Preventing the next pandemic

Photo by freepik.com
October 19, 2021
Global
Healthcare

As the world contemplates the financial, social and economic costs of COVID-19, the case is clear for robust action to avert future pandemics. Around the world, there is growing recognition of the need to invest political capital and public funds in preventive policies, response plans and emergency supplies.

Governments can, for example, minimise the risk of new viruses emerging by better regulating livestock farming, live animal markets and forest protection. They can build early warning networks, rapid-intervention teams and expert health services to squash outbreaks of novel diseases. And they can fund strategic planning, medical research and equipment stockpiles to strengthen their response if a new virus begins to spread.

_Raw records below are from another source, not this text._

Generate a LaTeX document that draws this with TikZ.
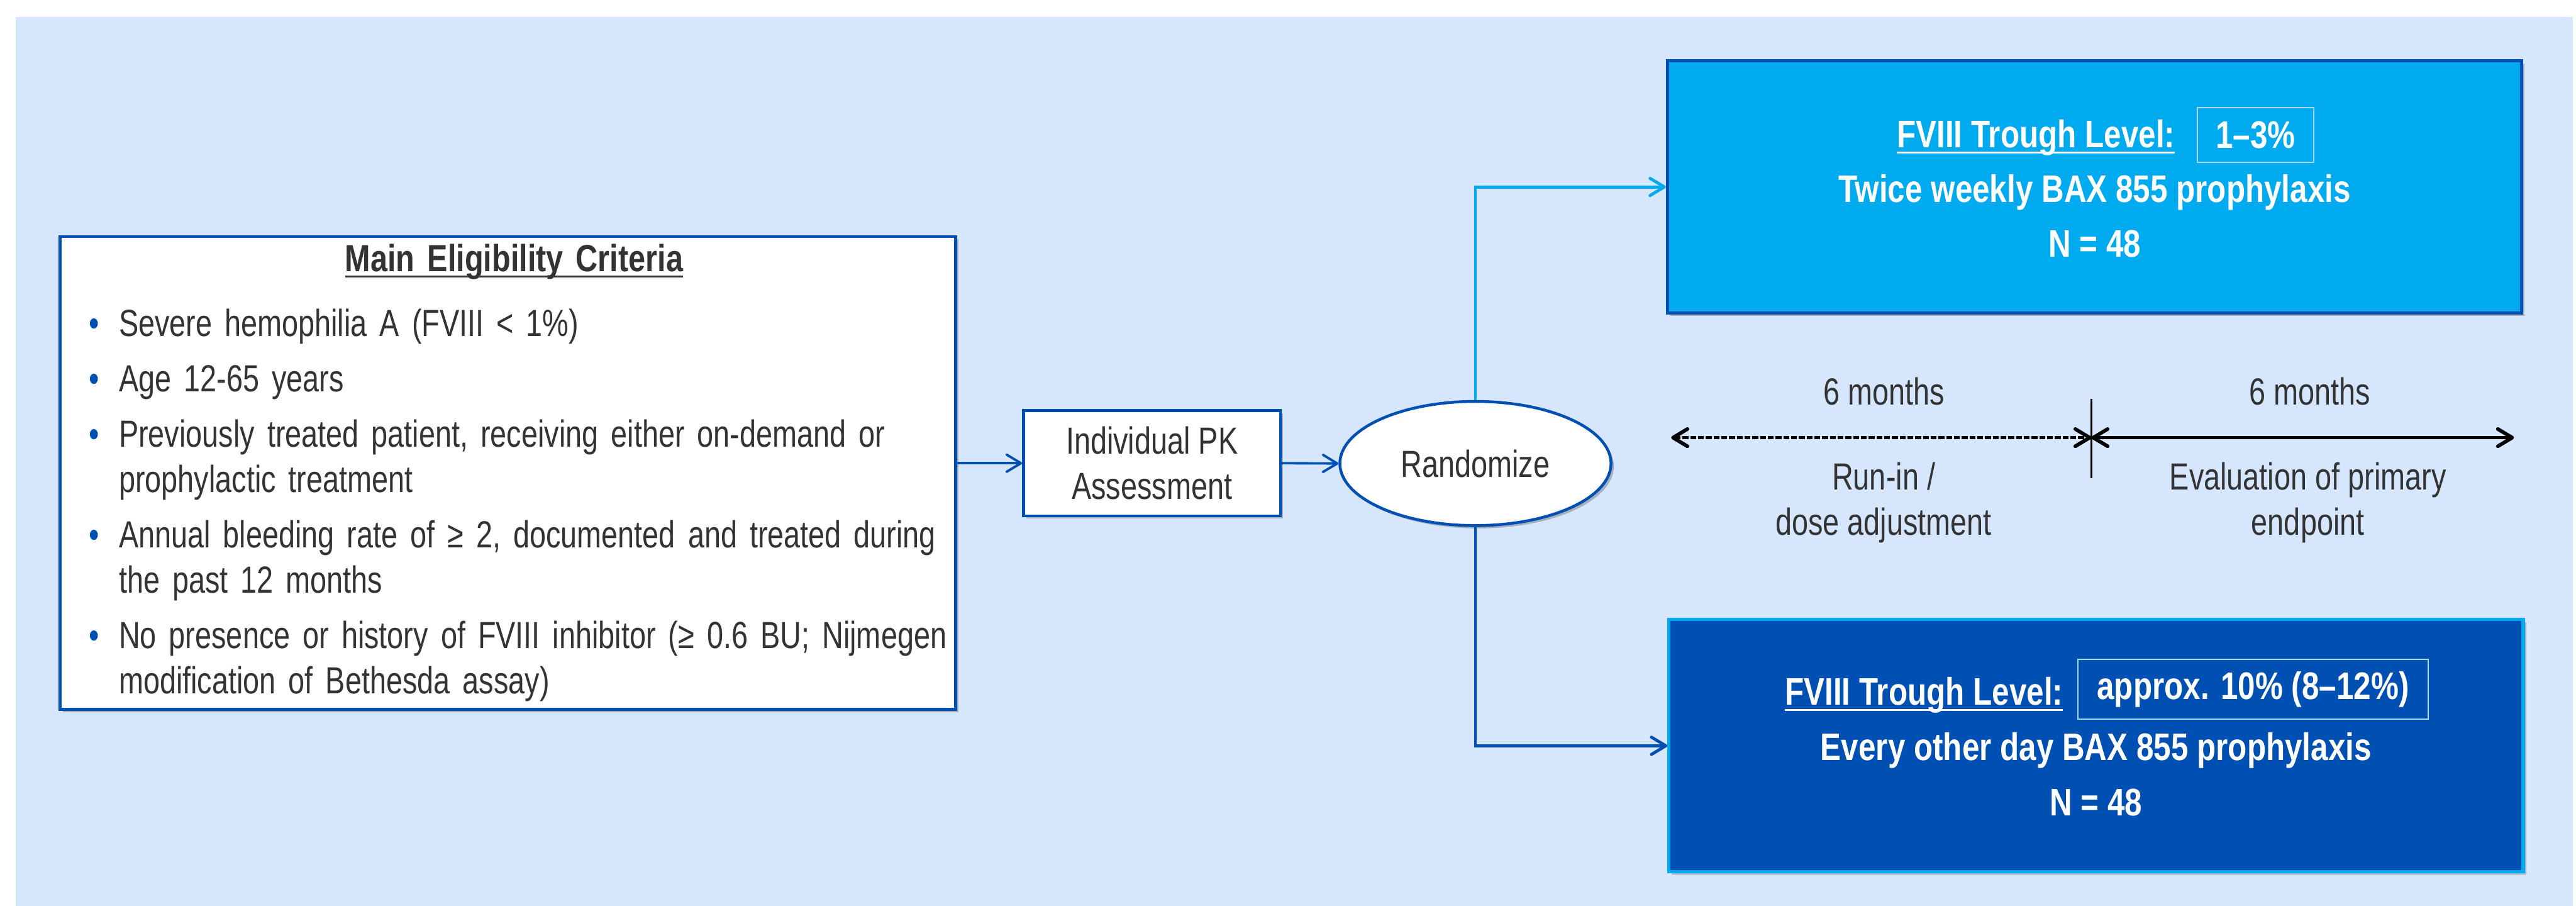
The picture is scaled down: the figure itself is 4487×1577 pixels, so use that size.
\documentclass[tikz,border=0pt]{standalone}
\usepackage{fontspec}
\setmainfont{Liberation Sans}[UprightFeatures={FakeStretch=0.78},BoldFeatures={FakeStretch=0.81}]
\usepackage{tikz}
\usetikzlibrary{arrows.meta,shapes.geometric,shadows}
\usepackage{xcolor}
\definecolor{TrialBack}{HTML}{D5E6FD}
\definecolor{TrialBlue}{HTML}{0050B4}
\definecolor{TrialCyan}{HTML}{00AAEE}
\definecolor{TrialText}{HTML}{333333}
\definecolor{TrialFrame}{HTML}{A8DCF8}
\hyphenpenalty=10000
\exhyphenpenalty=10000

% thick underline
\newcommand{\trialul}[1]{\leavevmode\setbox0=\hbox{#1}\rlap{\rule[-0.1cm]{\wd0}{0.033cm}}\box0}
% one bullet of the criteria list
\newcommand{\critem}[1]{\par\vspace{4.9pt}\hangindent=0.925cm\hangafter=1
  \noindent\makebox[0.925cm][l]{\hspace{0.4cm}\textcolor{TrialBlue}{\textbullet}}#1\par}

\begin{document}
\begin{tikzpicture}[x=0.01cm,y=-0.01cm,
  font=\fontsize{18.7}{22.5}\selectfont,text=TrialText,
  >={Straight Barb[length=0.25cm,width=0.3cm,round]},
  boxshadow/.style={drop shadow={shadow xshift=0.05cm,shadow yshift=-0.05cm,opacity=0.35,fill=black!70}},
  whitebox/.style={draw=TrialBlue,line width=1.4pt,fill=white,boxshadow,inner sep=0pt},
  armbox/.style={line width=1.6pt,boxshadow,minimum width=14.87cm,minimum height=4.39cm},
  armtext/.style={text=white,font=\fontsize{19}{22.5}\selectfont\bfseries,inner sep=0pt,anchor=base},
  valbox/.style={armtext,anchor=center,draw=TrialFrame,line width=0.6pt},
  flow/.style={->,line width=1.2pt,TrialBlue},
  spanarrow/.style={<->,line width=1.8pt,black}]
  \useasboundingbox (0,0) rectangle (4487,1577);
  \fill[white] (0,0) rectangle (4487,1577);
  \fill[TrialBack] (27,30) rectangle (4482,1577);

  % eligibility
  \node[whitebox,minimum width=15.59cm,minimum height=8.23cm,text width=15.39cm]
    (crit) at (884.5,823.5) {\raggedright\vspace*{0.16cm}
    {\centering\bfseries\trialul{Main Eligibility Criteria}\par}
    \critem{Severe hemophilia A (FVIII < 1\%)}
    \critem{Age 12-65 years}
    \critem{\mbox{Previously treated patient, receiving either on-demand or}\newline prophylactic treatment}
    \critem{\mbox{Annual bleeding rate of ≥ 2, documented and treated during}\newline the past 12 months}
    \critem{\mbox{No presence or history of FVIII inhibitor (≥ 0.6 BU; Nijmegen}\newline modification of Bethesda assay)}};

  \node[whitebox,minimum width=4.47cm,minimum height=1.83cm,align=center]
    (pk) at (2006.5,806.5) {Individual PK\\Assessment};
  \node[whitebox,ellipse,minimum width=4.72cm,minimum height=2.16cm]
    (rand) at (2570,807) {Randomize};

  % arms
  \node[armbox,draw=TrialBlue,fill=TrialCyan] (armA) at (3648.5,325.5) {};
  \node[armtext,anchor=base east] (levA) at (3789,257) {\trialul{FVIII Trough Level:}};
  \node[valbox,minimum width=2.02cm,minimum height=0.96cm] (valA) at (3929,235) {1–3\%};
  \node[armtext] (doseA) at (3648.5,352) {Twice weekly BAX 855 prophylaxis};
  \node[armtext] (nA) at (3648.5,447) {N = 48};

  \node[armbox,draw=TrialCyan,fill=TrialBlue] (armB) at (3651,1298.5) {};
  \node[armtext,anchor=base east] (levB) at (3594,1228) {\trialul{FVIII Trough Level:}};
  \node[valbox,minimum width=6.09cm,minimum height=1.04cm] (valB) at (3924.5,1200) {approx. 10\% (8–12\%)};
  \node[armtext] (doseB) at (3651,1324) {Every other day BAX 855 prophylaxis};
  \node[armtext] (nB) at (3651,1420) {N = 48};

  % timeline
  \node[anchor=base] (runT) at (3282,705) {6 months};
  \node[anchor=base] (evalT) at (4023,705) {6 months};
  \node[align=center] (runL) at (3281,875) {Run-in /\\dose adjustment};
  \node[align=center] (evalL) at (4020,875) {Evaluation of primary\\endpoint};
  \coordinate (tl) at (2911,762);
  \coordinate (tm) at (3643,762);
  \coordinate (tr) at (4379,762);
  \coordinate (tickT) at (3643,695);
  \coordinate (tickB) at (3643,833);
  \draw[spanarrow,dash pattern=on 0.1cm off 0.035cm] (tl) -- (tm);
  \draw[spanarrow] (tm) -- (tr);
  \draw[line width=1pt] (tickT) -- (tickB);

  % connectors
  \draw[flow] (pk.west -| crit.east) -- (pk.west);
  \draw[flow] (pk.east) -- (rand.west);
  \draw[flow,TrialCyan,line width=1.5pt] (rand.north) |- (armA.west);
  \draw[flow,line width=1.5pt] (rand.south) |- (armB.west);
\end{tikzpicture}
\end{document}
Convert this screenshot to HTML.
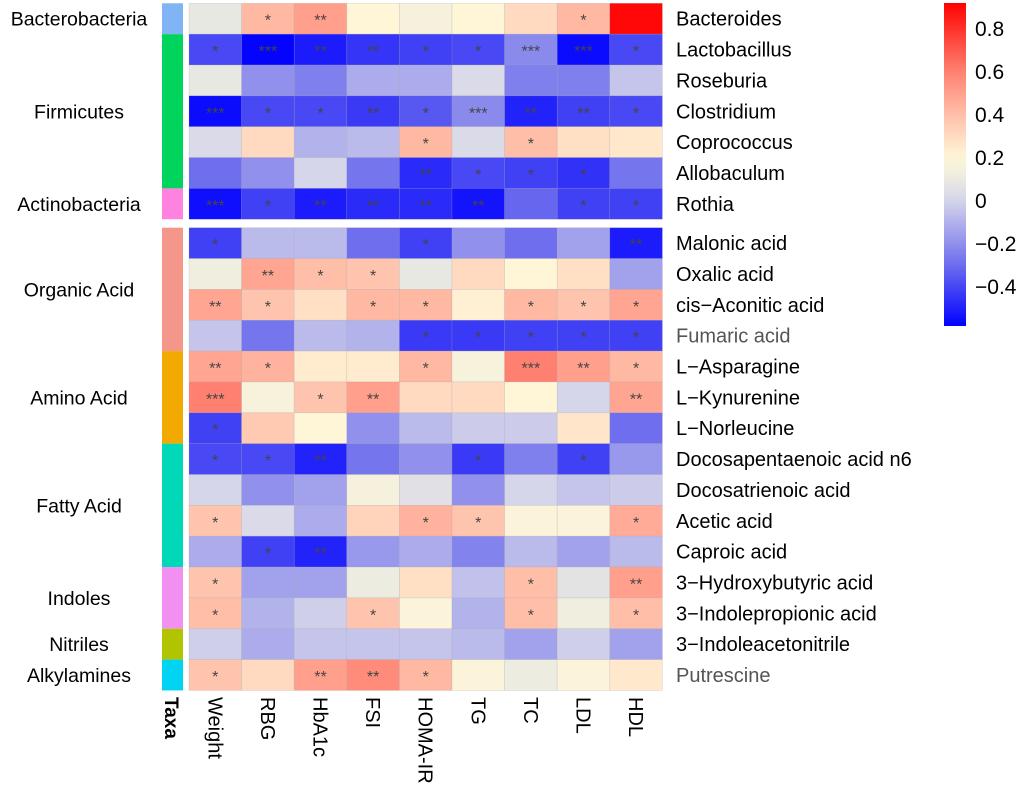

But what new structures, processes and policies are required to promote progress here? Where should responsibilities sit at the national level? And where is international action required? Bringing together experts from inside and outside government, this webinar will consider how we can minimise the risk of experiencing another global pandemic in the years to come.

Time

USA/Canada Eastern Time (EST): 09:30 – 10:45
British Summer Time (BST): 14:30 – 15:45
Central European Summer Time (CEST): 15:30 – 16:45
Eastern European Summer Time (EEST): 16:30 – 17:45
Singapore Time (SGT): 21:30 – 22:45
Australian Eastern Standard Time (AEST): 23:30 – 00:45

Public servants can register here for free to attend this webinar

Panel

Webinar chair: Siobhan Benita, former UK senior civil servant

Siobhan Benita was a senior civil servant with over 15 years’ Whitehall experience. She worked in many of the major delivery departments, including Transport, Environment, Health and Local Government. She also had senior roles at the heart of Government in the Cabinet Office and HM Treasury, including supporting the then Cabinet Secretary, Lord O’Donnell to lead work on Civil Service reform and strategy. Siobhan left the Civil Service to run as an independent candidate in the Mayor of London election. She subsequently joined her alma mater, Warwick University as Chief Strategy Officer of Warwick in London and Co-Director of the Warwick Policy Lab.